On the two I've had here, the lever actually sits a bit lower yet, almost horizontal.Brochure photo shows it the same way.https://www.motorcyclespecs.co.za/model/beneli/benelli_650_tornado.htm
Thanks Charlie, that is one low position, I hope the electric starter is reliable, don't fancy kicking it with the short throw kick pedal.
The sprag starter clutch on the one I owned back in the early '90s worked perfectly...until one day when it didn't. Just started slipping one day. I sold the bike before I had a chance to find out why. On the customer's bike shown, it worked flawlessly. The kickstarter works well too - since the stroke is so short, one kick really spins the engine over.
This is really fantastic... idk how you find the time to document these builds.. but it is much appreciated!Just curious, is this one to keep or sell when it's completed?
I was just getting ready to PM you with a link to a pair of carbs a guy on the Guzziriders (UK) passed on to me. Glad you found one.

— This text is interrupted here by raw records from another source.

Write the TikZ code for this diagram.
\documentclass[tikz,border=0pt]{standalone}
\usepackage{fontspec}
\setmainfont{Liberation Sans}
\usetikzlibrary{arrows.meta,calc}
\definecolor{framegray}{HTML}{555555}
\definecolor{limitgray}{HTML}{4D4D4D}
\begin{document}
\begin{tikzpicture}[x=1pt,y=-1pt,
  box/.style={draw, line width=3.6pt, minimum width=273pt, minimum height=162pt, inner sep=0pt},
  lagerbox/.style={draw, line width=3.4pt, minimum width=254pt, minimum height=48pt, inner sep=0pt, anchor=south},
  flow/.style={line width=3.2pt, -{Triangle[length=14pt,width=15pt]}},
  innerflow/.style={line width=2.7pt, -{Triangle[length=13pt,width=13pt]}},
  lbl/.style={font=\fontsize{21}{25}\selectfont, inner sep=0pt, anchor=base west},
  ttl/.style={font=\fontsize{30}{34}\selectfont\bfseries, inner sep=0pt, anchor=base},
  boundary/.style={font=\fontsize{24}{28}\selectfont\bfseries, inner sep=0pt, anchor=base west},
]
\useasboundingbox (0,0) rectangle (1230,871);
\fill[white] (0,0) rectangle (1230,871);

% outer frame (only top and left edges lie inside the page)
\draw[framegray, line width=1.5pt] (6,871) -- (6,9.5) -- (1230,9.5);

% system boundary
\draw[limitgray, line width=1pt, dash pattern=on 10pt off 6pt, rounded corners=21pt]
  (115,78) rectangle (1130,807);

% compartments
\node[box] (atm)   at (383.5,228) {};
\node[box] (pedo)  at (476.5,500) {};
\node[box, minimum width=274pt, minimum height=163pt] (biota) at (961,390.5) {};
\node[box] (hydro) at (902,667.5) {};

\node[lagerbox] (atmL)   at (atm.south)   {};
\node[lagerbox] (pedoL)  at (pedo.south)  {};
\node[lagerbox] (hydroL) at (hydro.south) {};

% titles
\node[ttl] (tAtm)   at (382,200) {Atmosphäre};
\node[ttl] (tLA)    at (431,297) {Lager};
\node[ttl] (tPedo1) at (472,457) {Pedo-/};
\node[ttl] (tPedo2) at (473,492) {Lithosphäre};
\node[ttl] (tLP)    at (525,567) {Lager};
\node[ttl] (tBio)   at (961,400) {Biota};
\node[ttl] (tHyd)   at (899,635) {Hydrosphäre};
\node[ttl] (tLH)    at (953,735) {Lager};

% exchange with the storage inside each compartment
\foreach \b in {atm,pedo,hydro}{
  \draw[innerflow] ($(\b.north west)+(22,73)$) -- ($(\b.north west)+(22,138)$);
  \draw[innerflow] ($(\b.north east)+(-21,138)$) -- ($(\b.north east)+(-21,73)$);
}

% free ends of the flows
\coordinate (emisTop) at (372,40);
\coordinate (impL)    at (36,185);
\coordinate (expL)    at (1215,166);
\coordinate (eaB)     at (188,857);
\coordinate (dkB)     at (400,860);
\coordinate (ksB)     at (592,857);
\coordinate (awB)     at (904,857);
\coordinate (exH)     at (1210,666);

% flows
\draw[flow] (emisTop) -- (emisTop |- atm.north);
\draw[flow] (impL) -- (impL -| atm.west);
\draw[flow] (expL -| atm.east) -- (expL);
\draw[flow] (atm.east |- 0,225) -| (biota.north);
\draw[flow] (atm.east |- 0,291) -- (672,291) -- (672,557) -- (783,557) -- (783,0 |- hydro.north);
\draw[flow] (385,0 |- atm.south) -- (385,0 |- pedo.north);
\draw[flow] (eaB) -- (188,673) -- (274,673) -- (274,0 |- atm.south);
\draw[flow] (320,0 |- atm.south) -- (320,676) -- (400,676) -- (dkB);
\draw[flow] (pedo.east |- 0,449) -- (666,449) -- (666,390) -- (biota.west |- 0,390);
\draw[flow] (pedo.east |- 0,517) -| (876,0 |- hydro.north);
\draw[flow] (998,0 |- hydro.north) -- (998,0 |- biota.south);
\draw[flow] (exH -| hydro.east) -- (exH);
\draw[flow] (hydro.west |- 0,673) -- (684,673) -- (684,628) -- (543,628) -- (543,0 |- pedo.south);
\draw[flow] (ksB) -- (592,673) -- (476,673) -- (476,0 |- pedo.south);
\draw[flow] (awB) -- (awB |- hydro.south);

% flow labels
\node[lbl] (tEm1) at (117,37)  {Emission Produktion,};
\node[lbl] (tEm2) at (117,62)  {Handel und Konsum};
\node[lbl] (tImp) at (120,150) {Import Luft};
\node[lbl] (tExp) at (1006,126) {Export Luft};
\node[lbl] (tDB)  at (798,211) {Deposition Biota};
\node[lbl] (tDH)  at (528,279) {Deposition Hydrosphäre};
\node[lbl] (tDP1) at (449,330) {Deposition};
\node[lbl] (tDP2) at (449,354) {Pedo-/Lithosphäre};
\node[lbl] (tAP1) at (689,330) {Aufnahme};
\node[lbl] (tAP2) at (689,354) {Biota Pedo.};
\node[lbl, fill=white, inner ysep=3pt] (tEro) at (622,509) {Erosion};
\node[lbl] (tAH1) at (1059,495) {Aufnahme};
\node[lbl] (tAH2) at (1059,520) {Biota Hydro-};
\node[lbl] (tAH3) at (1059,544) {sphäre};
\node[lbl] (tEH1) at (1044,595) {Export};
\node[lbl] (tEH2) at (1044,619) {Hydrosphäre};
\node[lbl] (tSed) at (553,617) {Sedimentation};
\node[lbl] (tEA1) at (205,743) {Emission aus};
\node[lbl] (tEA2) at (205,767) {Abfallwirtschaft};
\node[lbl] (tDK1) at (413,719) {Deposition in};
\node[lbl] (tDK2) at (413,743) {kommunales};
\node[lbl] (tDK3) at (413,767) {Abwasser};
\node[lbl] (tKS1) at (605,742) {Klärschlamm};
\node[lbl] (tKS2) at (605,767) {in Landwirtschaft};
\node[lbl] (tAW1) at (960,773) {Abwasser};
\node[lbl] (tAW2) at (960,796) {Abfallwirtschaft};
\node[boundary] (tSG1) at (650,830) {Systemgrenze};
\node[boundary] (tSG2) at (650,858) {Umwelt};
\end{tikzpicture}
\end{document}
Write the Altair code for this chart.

Typical Italian bike of the era with no air filtration, I am going to see if I can keep the rubber boots and fit some form of air filter at the mouths of the boot that will be hidden behind the side covers
On my Tornado, I cut a 2" length of steel exhaust pipe that had an o.d. the same as or close to the i.d. of the rubber boot. Hose clamped that 1" into the opening of the boot, then installed UNI foam pod filters over the protruding 1".